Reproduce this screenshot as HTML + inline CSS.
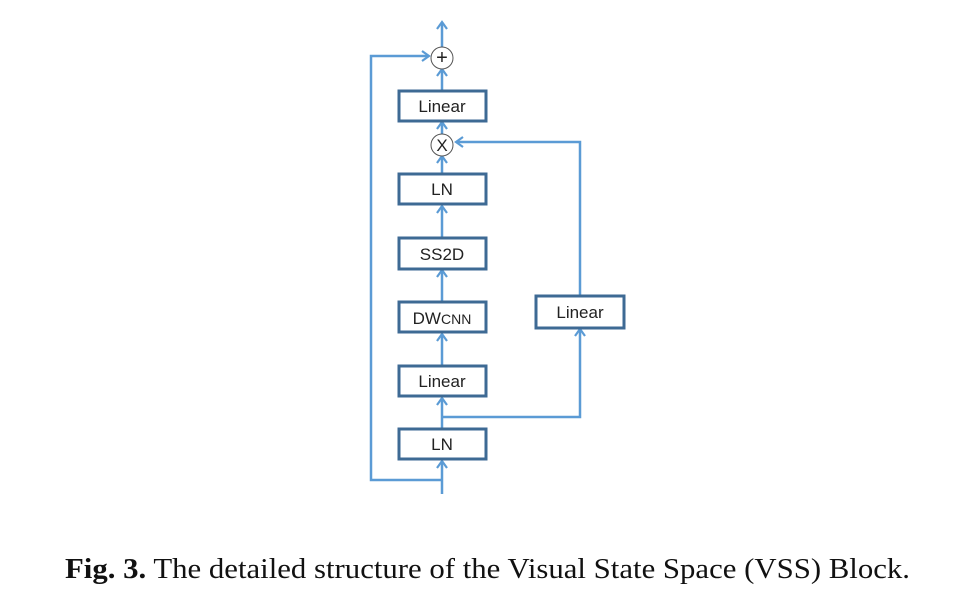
<!DOCTYPE html>
<html><head><style>
body{margin:0;background:#fff;width:976px;height:605px;overflow:hidden}
</style></head><body>
<svg width="976" height="605" xmlns="http://www.w3.org/2000/svg" style="position:absolute;left:0;top:0">
<defs><marker id="a" markerWidth="12" markerHeight="12" refX="9" refY="6" orient="auto" markerUnits="userSpaceOnUse">
<path d="M2,1 L9,6 L2,11" fill="none" stroke="#5b9bd5" stroke-width="2.2"/></marker></defs>
<g stroke="#5b9bd5" stroke-width="2.5" fill="none">
<line x1="442" y1="494" x2="442" y2="461" marker-end="url(#a)"/>
<polyline points="442,480 371,480 371,56 429,56" marker-end="url(#a)"/>
<line x1="442" y1="428" x2="442" y2="398" marker-end="url(#a)"/>
<polyline points="442,417 580,417 580,329" marker-end="url(#a)"/>
<line x1="442" y1="365" x2="442" y2="334" marker-end="url(#a)"/>
<line x1="442" y1="301" x2="442" y2="270" marker-end="url(#a)"/>
<line x1="442" y1="238" x2="442" y2="206" marker-end="url(#a)"/>
<line x1="442" y1="173" x2="442" y2="156" marker-end="url(#a)"/>
<polyline points="580,295 580,142 456,142" marker-end="url(#a)"/>
<line x1="442" y1="134" x2="442" y2="122" marker-end="url(#a)"/>
<line x1="442" y1="90" x2="442" y2="69" marker-end="url(#a)"/>
<line x1="442" y1="47" x2="442" y2="22" marker-end="url(#a)"/>
</g>
<g stroke="#3e6a94" stroke-width="3" fill="#fff">
<rect x="399" y="91" width="87" height="30"/>
<rect x="399" y="174" width="87" height="30"/>
<rect x="399" y="238" width="87" height="31"/>
<rect x="399" y="302" width="87" height="30"/>
<rect x="399" y="366" width="87" height="30"/>
<rect x="399" y="429" width="87" height="30"/>
<rect x="536" y="296" width="88" height="32"/>
</g>
<g stroke="#555" stroke-width="1" fill="#fff">
<circle cx="442" cy="58" r="11"/>
<circle cx="442" cy="145" r="11"/>
</g>
<g font-family="Liberation Sans, sans-serif" font-size="17" fill="#222" text-anchor="middle">
<text x="442" y="64" font-size="20">+</text>
<text x="442" y="151" font-size="17">X</text>
<text x="442" y="112">Linear</text>
<text x="442" y="195">LN</text>
<text x="442" y="260">SS2D</text>
<text x="442" y="324">DW<tspan font-size="14">CNN</tspan></text>
<text x="442" y="387">Linear</text>
<text x="442" y="450">LN</text>
<text x="580" y="318">Linear</text>
</g>
<text x="65" y="578" textLength="845" lengthAdjust="spacingAndGlyphs" font-family="Liberation Serif, serif" font-size="28" fill="#111"><tspan font-weight="bold">Fig. 3.</tspan> The detailed structure of the Visual State Space (VSS) Block.</text>
</svg>
</body></html>
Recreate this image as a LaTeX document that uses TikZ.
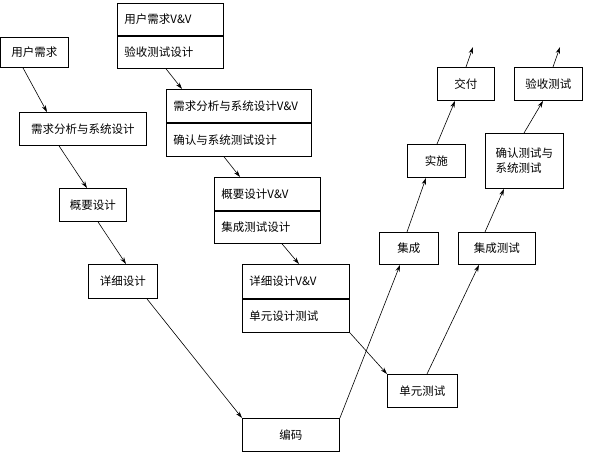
\documentclass[tikz,border=0pt]{standalone}
\usepackage{fontspec}
\setmainfont{Noto Sans CJK SC}
\usetikzlibrary{arrows.meta,positioning}

\begin{document}
\begin{tikzpicture}[
  x=1pt, y=-1pt,
  stage/.style 2 args={draw=black, line width=0.9pt, fill=white, anchor=north west, inner sep=0pt, minimum width=#1, minimum height=#2, align=center, font=\fontsize{11.5}{15}\selectfont},
  vvrow/.style 2 args={draw=black, line width=0.9pt, fill=white, anchor=north west, inner xsep=7pt, inner ysep=0pt, text width=#1, minimum height=#2, align=left, font=\fontsize{11.5}{15}\selectfont},
  arr/.style={-{Stealth[length=2.4mm, width=1.5mm]}, line width=0.6pt}
]
\useasboundingbox (0,0) rectangle (599,452);
% left leg
\node[stage={68pt}{30pt}] (user) at (0,37) {用户需求};
\node[stage={127pt}{33pt}] (analysis) at (19,112) {需求分析与系统设计};
\node[stage={67pt}{33pt}] (outline) at (59,188) {概要设计};
\node[stage={69pt}{34pt}] (detail) at (88,264) {详细设计};
\node[stage={97pt}{33pt}] (coding) at (242,418) {编码};
% V&V boxes
\node[vvrow={92pt}{32pt}] (uservv) at (117,3) {用户需求V\&V};
\node[vvrow={92pt}{32pt}, below=0pt of uservv] (usertest) {验收测试设计};
\node[vvrow={131pt}{33pt}] (analysisvv) at (166,89) {需求分析与系统设计V\&V};
\node[vvrow={131pt}{33pt}, below=0pt of analysisvv] (analysistest) {确认与系统测试设计};
\node[vvrow={92pt}{33pt}] (outlinevv) at (214,177) {概要设计V\&V};
\node[vvrow={92pt}{32pt}, below=0pt of outlinevv] (outlinetest) {集成测试设计};
\node[vvrow={93pt}{34pt}] (detailvv) at (242,264) {详细设计V\&V};
\node[vvrow={93pt}{33pt}, below=0pt of detailvv] (detailtest) {单元设计测试};
% right leg
\node[stage={70pt}{33pt}] (unit) at (387,374) {单元测试};
\node[stage={59pt}{32pt}] (integ) at (379,232) {集成};
\node[stage={77pt}{32pt}] (integtest) at (458,232) {集成测试};
\node[stage={58pt}{33pt}] (deploy) at (407,144) {实施};
\node[stage={78pt}{55pt}, align=left] (systest) at (485,133) {确认测试与\\系统测试};
\node[stage={57pt}{33pt}] (deliver) at (437,67) {交付};
\node[stage={68pt}{33pt}] (accept) at (514,67) {验收测试};
\coordinate (deliverout) at (473,47);
\coordinate (acceptout) at (560,47);
% connectors
\draw[arr] ([xshift=23pt]user.south west) -- ([xshift=28pt]analysis.north west);
\draw[arr] ([xshift=40pt]analysis.south west) -- ([xshift=28pt]outline.north west);
\draw[arr] ([xshift=39pt]outline.south west) -- ([xshift=38pt]detail.north west);
\draw[arr] ([xshift=59pt]detail.south west) -- (coding.north west);
\draw[arr] (coding.north east) -- ([xshift=21pt]integ.south west);
\draw[arr] ([xshift=49pt]usertest.south west) -- ([xshift=16pt]analysisvv.north west);
\draw[arr] ([xshift=58pt]analysistest.south west) -- ([xshift=26pt]outlinevv.north west);
\draw[arr] ([xshift=68pt]outlinetest.south west) -- ([xshift=57pt]detailvv.north west);
\draw[arr] (detailtest.south east) -- (unit.north west);
\draw[arr] ([xshift=40pt]unit.north west) -- ([xshift=21pt]integtest.south west);
\draw[arr] ([xshift=28pt]integ.north west) -- ([xshift=19pt]deploy.south west);
\draw[arr] ([xshift=27pt]integtest.north west) -- ([xshift=19pt]systest.south west);
\draw[arr] ([xshift=30pt]deploy.north west) -- ([xshift=18pt]deliver.south west);
\draw[arr] ([xshift=39pt]systest.north west) -- ([xshift=29pt]accept.south west);
\draw[arr] ([xshift=29pt]deliver.north west) -- (deliverout);
\draw[arr] ([xshift=39pt]accept.north west) -- (acceptout);
\end{tikzpicture}
\end{document}
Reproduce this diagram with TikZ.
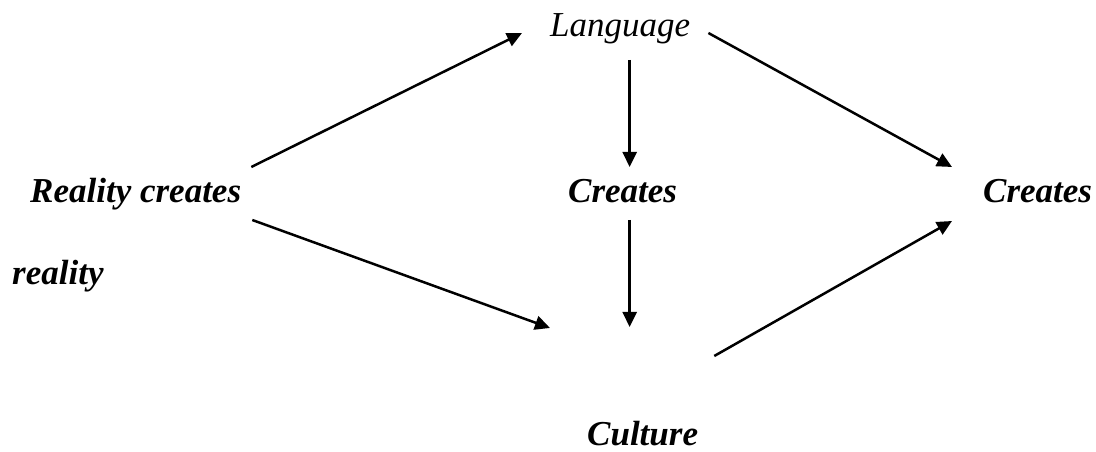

────────────────────

» **Task objective**
Copy the listing in full and without alteration, omitting every picture.

» **Solution to this task**
Reproduce this screenshot as HTML + inline CSS.
<!DOCTYPE html>
<html><head><style>
body{margin:0;background:#fff;width:976px;height:605px;overflow:hidden}
</style></head><body>
<svg width="976" height="605" xmlns="http://www.w3.org/2000/svg" style="position:absolute;left:0;top:0">
<defs><marker id="a" markerWidth="12" markerHeight="12" refX="9" refY="6" orient="auto" markerUnits="userSpaceOnUse">
<path d="M2,1 L9,6 L2,11" fill="none" stroke="#5b9bd5" stroke-width="2.2"/></marker></defs>
<g stroke="#5b9bd5" stroke-width="2.5" fill="none">
<line x1="442" y1="494" x2="442" y2="461" marker-end="url(#a)"/>
<polyline points="442,480 371,480 371,56 429,56" marker-end="url(#a)"/>
<line x1="442" y1="428" x2="442" y2="398" marker-end="url(#a)"/>
<polyline points="442,417 580,417 580,329" marker-end="url(#a)"/>
<line x1="442" y1="365" x2="442" y2="334" marker-end="url(#a)"/>
<line x1="442" y1="301" x2="442" y2="270" marker-end="url(#a)"/>
<line x1="442" y1="238" x2="442" y2="206" marker-end="url(#a)"/>
<line x1="442" y1="173" x2="442" y2="156" marker-end="url(#a)"/>
<polyline points="580,295 580,142 456,142" marker-end="url(#a)"/>
<line x1="442" y1="134" x2="442" y2="122" marker-end="url(#a)"/>
<line x1="442" y1="90" x2="442" y2="69" marker-end="url(#a)"/>
<line x1="442" y1="47" x2="442" y2="22" marker-end="url(#a)"/>
</g>
<g stroke="#3e6a94" stroke-width="3" fill="#fff">
<rect x="399" y="91" width="87" height="30"/>
<rect x="399" y="174" width="87" height="30"/>
<rect x="399" y="238" width="87" height="31"/>
<rect x="399" y="302" width="87" height="30"/>
<rect x="399" y="366" width="87" height="30"/>
<rect x="399" y="429" width="87" height="30"/>
<rect x="536" y="296" width="88" height="32"/>
</g>
<g stroke="#555" stroke-width="1" fill="#fff">
<circle cx="442" cy="58" r="11"/>
<circle cx="442" cy="145" r="11"/>
</g>
<g font-family="Liberation Sans, sans-serif" font-size="17" fill="#222" text-anchor="middle">
<text x="442" y="64" font-size="20">+</text>
<text x="442" y="151" font-size="17">X</text>
<text x="442" y="112">Linear</text>
<text x="442" y="195">LN</text>
<text x="442" y="260">SS2D</text>
<text x="442" y="324">DW<tspan font-size="14">CNN</tspan></text>
<text x="442" y="387">Linear</text>
<text x="442" y="450">LN</text>
<text x="580" y="318">Linear</text>
</g>
<text x="65" y="578" textLength="845" lengthAdjust="spacingAndGlyphs" font-family="Liberation Serif, serif" font-size="28" fill="#111"><tspan font-weight="bold">Fig. 3.</tspan> The detailed structure of the Visual State Space (VSS) Block.</text>
</svg>
</body></html>
Recreate this image as a LaTeX document that uses TikZ.
\documentclass[tikz,border=0pt]{standalone}
\usepackage{fontspec}
\setmainfont{Noto Sans CJK SC}
\usetikzlibrary{arrows.meta,positioning}

\begin{document}
\begin{tikzpicture}[
  x=1pt, y=-1pt,
  stage/.style 2 args={draw=black, line width=0.9pt, fill=white, anchor=north west, inner sep=0pt, minimum width=#1, minimum height=#2, align=center, font=\fontsize{11.5}{15}\selectfont},
  vvrow/.style 2 args={draw=black, line width=0.9pt, fill=white, anchor=north west, inner xsep=7pt, inner ysep=0pt, text width=#1, minimum height=#2, align=left, font=\fontsize{11.5}{15}\selectfont},
  arr/.style={-{Stealth[length=2.4mm, width=1.5mm]}, line width=0.6pt}
]
\useasboundingbox (0,0) rectangle (599,452);
% left leg
\node[stage={68pt}{30pt}] (user) at (0,37) {用户需求};
\node[stage={127pt}{33pt}] (analysis) at (19,112) {需求分析与系统设计};
\node[stage={67pt}{33pt}] (outline) at (59,188) {概要设计};
\node[stage={69pt}{34pt}] (detail) at (88,264) {详细设计};
\node[stage={97pt}{33pt}] (coding) at (242,418) {编码};
% V&V boxes
\node[vvrow={92pt}{32pt}] (uservv) at (117,3) {用户需求V\&V};
\node[vvrow={92pt}{32pt}, below=0pt of uservv] (usertest) {验收测试设计};
\node[vvrow={131pt}{33pt}] (analysisvv) at (166,89) {需求分析与系统设计V\&V};
\node[vvrow={131pt}{33pt}, below=0pt of analysisvv] (analysistest) {确认与系统测试设计};
\node[vvrow={92pt}{33pt}] (outlinevv) at (214,177) {概要设计V\&V};
\node[vvrow={92pt}{32pt}, below=0pt of outlinevv] (outlinetest) {集成测试设计};
\node[vvrow={93pt}{34pt}] (detailvv) at (242,264) {详细设计V\&V};
\node[vvrow={93pt}{33pt}, below=0pt of detailvv] (detailtest) {单元设计测试};
% right leg
\node[stage={70pt}{33pt}] (unit) at (387,374) {单元测试};
\node[stage={59pt}{32pt}] (integ) at (379,232) {集成};
\node[stage={77pt}{32pt}] (integtest) at (458,232) {集成测试};
\node[stage={58pt}{33pt}] (deploy) at (407,144) {实施};
\node[stage={78pt}{55pt}, align=left] (systest) at (485,133) {确认测试与\\系统测试};
\node[stage={57pt}{33pt}] (deliver) at (437,67) {交付};
\node[stage={68pt}{33pt}] (accept) at (514,67) {验收测试};
\coordinate (deliverout) at (473,47);
\coordinate (acceptout) at (560,47);
% connectors
\draw[arr] ([xshift=23pt]user.south west) -- ([xshift=28pt]analysis.north west);
\draw[arr] ([xshift=40pt]analysis.south west) -- ([xshift=28pt]outline.north west);
\draw[arr] ([xshift=39pt]outline.south west) -- ([xshift=38pt]detail.north west);
\draw[arr] ([xshift=59pt]detail.south west) -- (coding.north west);
\draw[arr] (coding.north east) -- ([xshift=21pt]integ.south west);
\draw[arr] ([xshift=49pt]usertest.south west) -- ([xshift=16pt]analysisvv.north west);
\draw[arr] ([xshift=58pt]analysistest.south west) -- ([xshift=26pt]outlinevv.north west);
\draw[arr] ([xshift=68pt]outlinetest.south west) -- ([xshift=57pt]detailvv.north west);
\draw[arr] (detailtest.south east) -- (unit.north west);
\draw[arr] ([xshift=40pt]unit.north west) -- ([xshift=21pt]integtest.south west);
\draw[arr] ([xshift=28pt]integ.north west) -- ([xshift=19pt]deploy.south west);
\draw[arr] ([xshift=27pt]integtest.north west) -- ([xshift=19pt]systest.south west);
\draw[arr] ([xshift=30pt]deploy.north west) -- ([xshift=18pt]deliver.south west);
\draw[arr] ([xshift=39pt]systest.north west) -- ([xshift=29pt]accept.south west);
\draw[arr] ([xshift=29pt]deliver.north west) -- (deliverout);
\draw[arr] ([xshift=39pt]accept.north west) -- (acceptout);
\end{tikzpicture}
\end{document}
Reproduce this diagram with TikZ.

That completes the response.